Growing up, and on into university, people would say all kinds of things to me, and I’d say all kinds of things back to them, about what we were going to do. These good intentions were predicated on me remembering what was said before it was too late.
I’m not one of those people who has that recurring dream where he misses an important final exam, walking into a huge darkened lecture hall to discover he got the day wrong. I don’t have that dream anymore, because that actually happened to me. Fortunately, unlike the dream, I wasn’t naked at the time.
Still, it was a big shock, and after that I started looking for better ways to keep track of my commitments. Discovering the GTD methodology changed me, but it was a journey that took time. One of the biggest keys that helped me to adopt this method over time was to start to pay better attention to language – specifically, the language of commitments.
Now, whenever I hear myself say something that sounds like I am agreeing to do something – or feel it flow from my fingertips through the keyboard into an email – I know I have a next action, and possibly a project, to record in my trusted GTD system. Every time it sounds like a commitment, it gets tracked. I can still philosophise, debate, and banter – but once I have said “I’ll do that”, out comes the pen.

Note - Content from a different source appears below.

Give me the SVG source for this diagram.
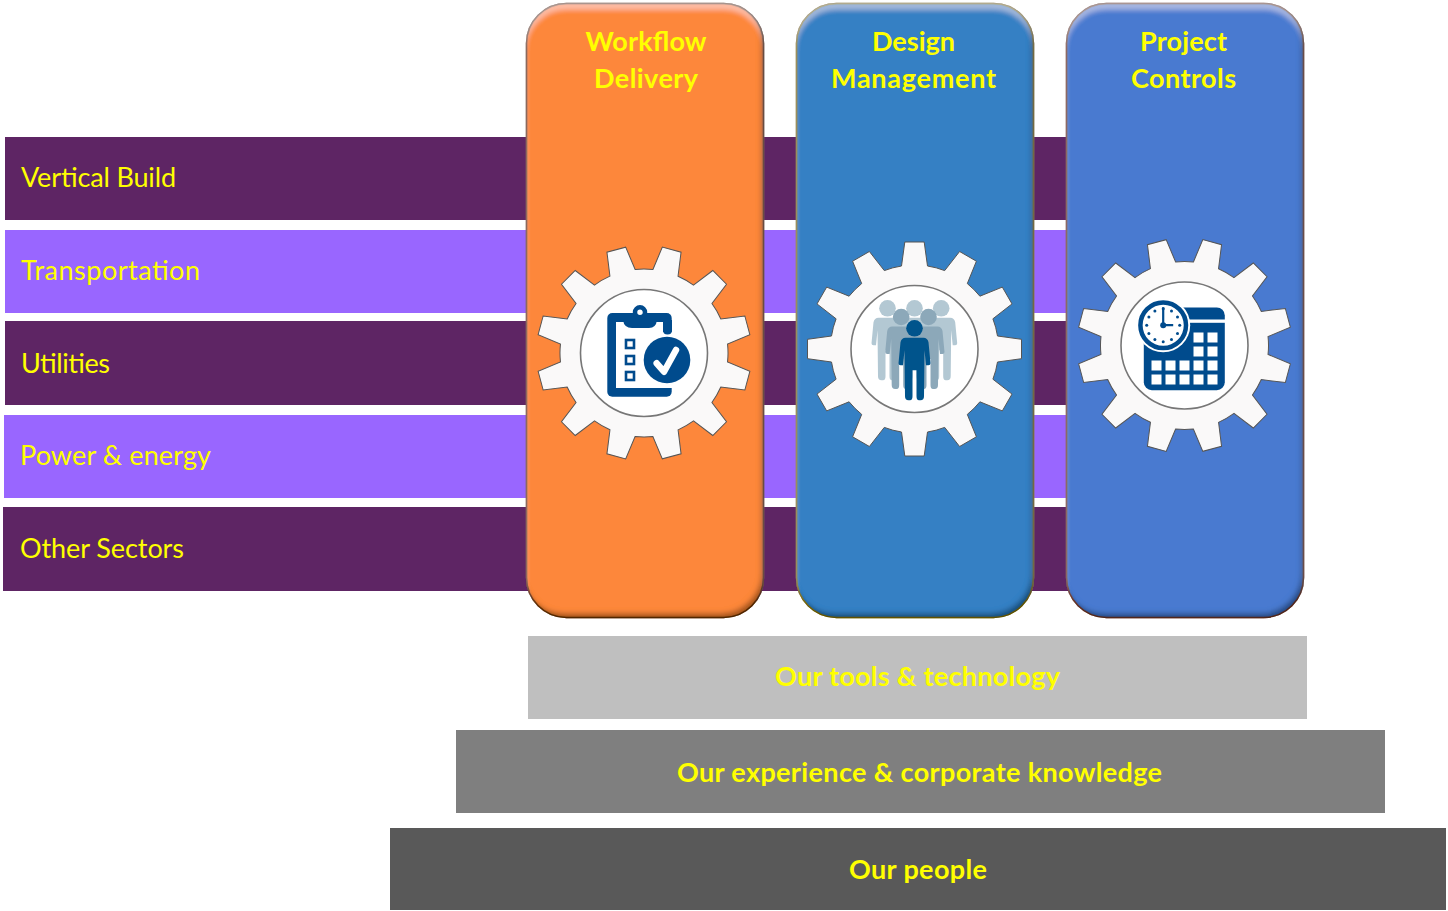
<svg xmlns="http://www.w3.org/2000/svg" xmlns:xlink="http://www.w3.org/1999/xlink" width="1448" height="911" viewBox="0 0 1448 911">
<style>
.lbl{font-family:"Lato","Liberation Sans",sans-serif;fill:#FFFF00;font-size:27px}
.ttl{font-family:"Lato","Liberation Sans",sans-serif;fill:#FFFF00;font-size:27px;font-weight:700;text-anchor:middle}
.dk{fill:#5E2564}.lt{fill:#9966FF}
.gear{fill:#FAF9F9;stroke:#555;stroke-width:1}
.hub{fill:#fff;stroke:#777;stroke-width:1.6}
.ib{fill:#004B8D}
.w{fill:#fff}
</style>
<defs>
<filter id="bevel" x="-5%" y="-5%" width="110%" height="110%">
<feGaussianBlur in="SourceAlpha" stdDeviation="2.5" result="b"/>
<feOffset in="b" dx="-3" dy="-5" result="o1"/>
<feComposite in="SourceAlpha" in2="o1" operator="out" result="e1"/>
<feFlood flood-color="#000" flood-opacity=".6"/>
<feComposite in2="e1" operator="in" result="dark"/>
<feGaussianBlur in="SourceAlpha" stdDeviation="1.5" result="b2"/>
<feComposite in="SourceAlpha" in2="b2" operator="out" result="e3"/>
<feFlood flood-color="#000" flood-opacity=".7"/>
<feComposite in2="e3" operator="in" result="rim"/>
<feOffset in="b" dx="0" dy="7" result="o2"/>
<feComposite in="SourceAlpha" in2="o2" operator="out" result="e2"/>
<feFlood flood-color="#fff" flood-opacity=".35"/>
<feComposite in2="e2" operator="in" result="light"/>
<feMerge><feMergeNode in="SourceGraphic"/><feMergeNode in="light"/><feMergeNode in="dark"/><feMergeNode in="rim"/></feMerge>
</filter>
<path id="cog" class="gear" d="M-13,-83 L-9.7,-107 L9.7,-107 L13,-83 A84 84 0 0 1 30.2,-78.4 L45.1,-97.5 L61.9,-87.8 L52.8,-65.4 A84 84 0 0 1 65.4,-52.8 L87.8,-61.9 L97.5,-45.1 L78.4,-30.2 A84 84 0 0 1 83,-13 L107,-9.7 L107,9.7 L83,13 A84 84 0 0 1 78.4,30.2 L97.5,45.1 L87.8,61.9 L65.4,52.8 A84 84 0 0 1 52.8,65.4 L61.9,87.8 L45.1,97.5 L30.2,78.4 A84 84 0 0 1 13,83 L9.7,107 L-9.7,107 L-13,83 A84 84 0 0 1 -30.2,78.4 L-45.1,97.5 L-61.9,87.8 L-52.8,65.4 A84 84 0 0 1 -65.4,52.8 L-87.8,61.9 L-97.5,45.1 L-78.4,30.2 A84 84 0 0 1 -83,13 L-107,9.7 L-107,-9.7 L-83,-13 A84 84 0 0 1 -78.4,-30.2 L-97.5,-45.1 L-87.8,-61.9 L-65.4,-52.8 A84 84 0 0 1 -52.8,-65.4 L-61.9,-87.8 L-45.1,-97.5 L-30.2,-78.4 A84 84 0 0 1 -13,-83 Z"/>
<g id="person"><circle r="8.3"/><path d="M-9,9.5 H9 Q13,9.5 14,14 L16,35 Q16,37 14,37 L11.5,37 L10,22 L9.5,68 Q9.5,72 6,72 H4.5 Q2,72 2,68 V42 H-2 V68 Q-2,72 -4.500,72 H-6 Q-9.5,72 -9.5,68 L-10,22 L-11.5,37 H-14 Q-16,37 -16,35 L-14,14 Q-13,9.5 -9,9.5Z"/></g>
</defs>

<g id="band-vertical-build"><rect class="dk" x="5" y="137" width="1065" height="83"/><text class="lbl" x="21" y="187" textLength="155">Vertical Build</text></g>
<g id="band-transportation"><rect class="lt" x="5" y="230" width="1065" height="83"/><text class="lbl" x="21" y="280" textLength="179">Transportation</text></g>
<g id="band-utilities"><rect class="dk" x="5" y="321" width="1065" height="84"/><text class="lbl" x="21" y="373" textLength="89">Utilities</text></g>
<g id="band-power"><rect class="lt" x="4" y="415" width="1066" height="83"/><text class="lbl" x="20" y="465" textLength="191">Power &amp; energy</text></g>
<g id="band-other"><rect class="dk" x="3" y="507" width="1067" height="84"/><text class="lbl" x="20" y="558" textLength="164">Other Sectors</text></g>

<g id="column-workflow">
<rect x="526.500" y="3.500" width="237" height="614" rx="40" fill="#FD873B" stroke="#8A4A1C" stroke-width="1.500" filter="url(#bevel)"/>
<text class="ttl" x="646" y="51" textLength="121">Workflow</text>
<text class="ttl" x="646" y="88" textLength="104">Delivery</text>
<g transform="translate(644,353)">
<use xlink:href="#cog" href="#cog" transform="rotate(15)"/>
<circle class="hub" r="63.500"/>
<rect class="ib" x="-36.700" y="-40" width="64.400" height="83.700" rx="5"/>
<path class="w" d="M-28,-31 H19 V-21 H28 V35 H-28Z"/>
<path class="ib" d="M-21,-33 Q-20,-25 -12,-25 H5 Q12,-25 13,-33Z"/>
<path d="M19,-33 H28 V-23 Q28,-18.500 23.500,-18.500 Q19,-18.500 19,-23Z" class="ib"/>
<circle cx="-4" cy="-40.700" r="5" class="w" stroke="#004B8D" stroke-width="4.500"/>
<rect x="-18" y="-13" width="8" height="8" fill="#fff" stroke="#004B8D" stroke-width="2.600"/>
<rect x="-18" y="3" width="8" height="8" fill="#fff" stroke="#004B8D" stroke-width="2.600"/>
<rect x="-18" y="19" width="8" height="8" fill="#fff" stroke="#004B8D" stroke-width="2.600"/>
<circle class="ib" cx="23" cy="7" r="23.300"/>
<polyline points="12.700,10.300 20,18.700 32,-3" fill="none" stroke="#fff" stroke-width="6.500" stroke-linecap="round" stroke-linejoin="round"/>
</g>
</g>

<g id="column-design">
<rect x="796.500" y="3.500" width="237" height="614" rx="40" fill="#3580C4" stroke="#A08C1E" stroke-width="1.500" filter="url(#bevel)"/>
<text class="ttl" x="913.500" y="51" textLength="83">Design</text>
<text class="ttl" x="913.500" y="88" textLength="165">Management</text>
<g transform="translate(914.500,349)">
<use xlink:href="#cog" href="#cog"/>
<circle class="hub" r="63.500"/>
<g fill="#B3C8D3"><use xlink:href="#person" href="#person" x="-27" y="-40.700"/><use xlink:href="#person" href="#person" x="0" y="-40.700"/><use xlink:href="#person" href="#person" x="26.700" y="-40.700"/></g>
<g fill="#8CA8B9"><use xlink:href="#person" href="#person" x="-13.300" y="-32"/><use xlink:href="#person" href="#person" x="14" y="-32"/></g>
<g fill="#00548C"><use xlink:href="#person" href="#person" x="0" y="-20.700"/></g>
</g>
</g>

<g id="column-project">
<rect x="1066.500" y="3.500" width="237" height="614" rx="40" fill="#4A7AD0" stroke="#8A4A3A" stroke-width="1.500" filter="url(#bevel)"/>
<text class="ttl" x="1183.500" y="51" textLength="87">Project</text>
<text class="ttl" x="1183.500" y="88" textLength="105">Controls</text>
<g transform="translate(1184.500,345.500)">
<use xlink:href="#cog" href="#cog" transform="rotate(15)"/>
<circle class="hub" r="63.500"/>
<rect class="ib" x="-40.700" y="-38" width="81" height="82.700" rx="8"/>
<rect class="w" x="-7" y="-26" width="48" height="3.300"/>
<g class="w">
<rect x="9" y="-13" width="10" height="10"/><rect x="23" y="-13" width="10" height="10"/>
<rect x="9" y="1" width="10" height="10"/><rect x="23" y="1" width="10" height="10"/>
<rect x="-33" y="15" width="10" height="10"/><rect x="-19" y="15" width="10" height="10"/><rect x="-5" y="15" width="10" height="10"/><rect x="9" y="15" width="10" height="10"/><rect x="23" y="15" width="10" height="10"/>
<rect x="-33" y="29" width="10" height="10"/><rect x="-19" y="29" width="10" height="10"/><rect x="-5" y="29" width="10" height="10"/><rect x="9" y="29" width="10" height="10"/><rect x="23" y="29" width="10" height="10"/>
</g>
<circle cx="-21.300" cy="-20.300" r="27" fill="#fff"/>
<circle cx="-21.300" cy="-20.300" r="22.800" fill="#fff" stroke="#004B8D" stroke-width="4.500"/>
<g transform="translate(-21.300,-20.300)" class="ib">
<circle cy="-16.500" r="1.500"/><circle cx="8.300" cy="-14.300" r="1.500"/><circle cx="14.300" cy="-8.300" r="1.500"/><circle cx="16.500" r="1.500"/><circle cx="14.300" cy="8.300" r="1.500"/><circle cx="8.300" cy="14.300" r="1.500"/><circle cy="16.500" r="1.500"/><circle cx="-8.300" cy="14.300" r="1.500"/><circle cx="-14.300" cy="8.300" r="1.500"/><circle cx="-16.500" r="1.500"/><circle cx="-14.300" cy="-8.300" r="1.500"/><circle cx="-8.300" cy="-14.300" r="1.500"/>
<circle r="3"/>
<path d="M0,-18 V0 H10" fill="none" stroke="#004B8D" stroke-width="2.200"/>
</g>
</g>
</g>

<g id="layer-tools"><rect x="528" y="636" width="779" height="83" fill="#BFBFBF"/><text class="ttl" x="917.500" y="686" textLength="285">Our tools &amp; technology</text></g>
<g id="layer-experience"><rect x="456" y="730" width="929" height="83" fill="#7F7F7F"/><text class="ttl" x="919.500" y="782" textLength="485">Our experience &amp; corporate knowledge</text></g>
<g id="layer-people"><rect x="390" y="828" width="1056" height="82" fill="#595959"/><text class="ttl" x="918" y="879" textLength="138">Our people</text></g>
<g id="connectors"/>
</svg>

Likewise, in conversation, whenever I hear someone agree to do something that I care about, I know I have a waiting-for item to record. This also goes for online order confirmations, emails from friends, and even conversations in the hallway. If someone has made an agreement I care about, verbally or otherwise, it goes into my system.
Having practiced these two key behaviours for a while, my ears have now become like a pair of finely-tuned commitment-scanning radar dishes. Meetings rapidly separate into the “having a conversation” and the “deciding who does what” parts – the latter of which gets written down and tracked religiously. It’s a seemingly simple behaviour that, ingrained into daily living, has helped make GTD into the operating system for how I run my life.
The new hire was lucky enough to get some GTD training soon after starting, and quickly became not only eager but reliable, by practicing listening out for commitments – his and others – to write down. He also came to see that it was never a matter of my trust – none of us GTD practitioners trust our memories, or anyone else’s- because we have a far more effective and less stressful methodology for keeping track of what matters (versus trying to keep it all in our head).
Knowing how and when to use this methodology just takes is a certain kind of listening.
Want to manage your life a bit better, in a simple but powerful way? Tune in your ears to the language of commitments, and keep track of what you hear.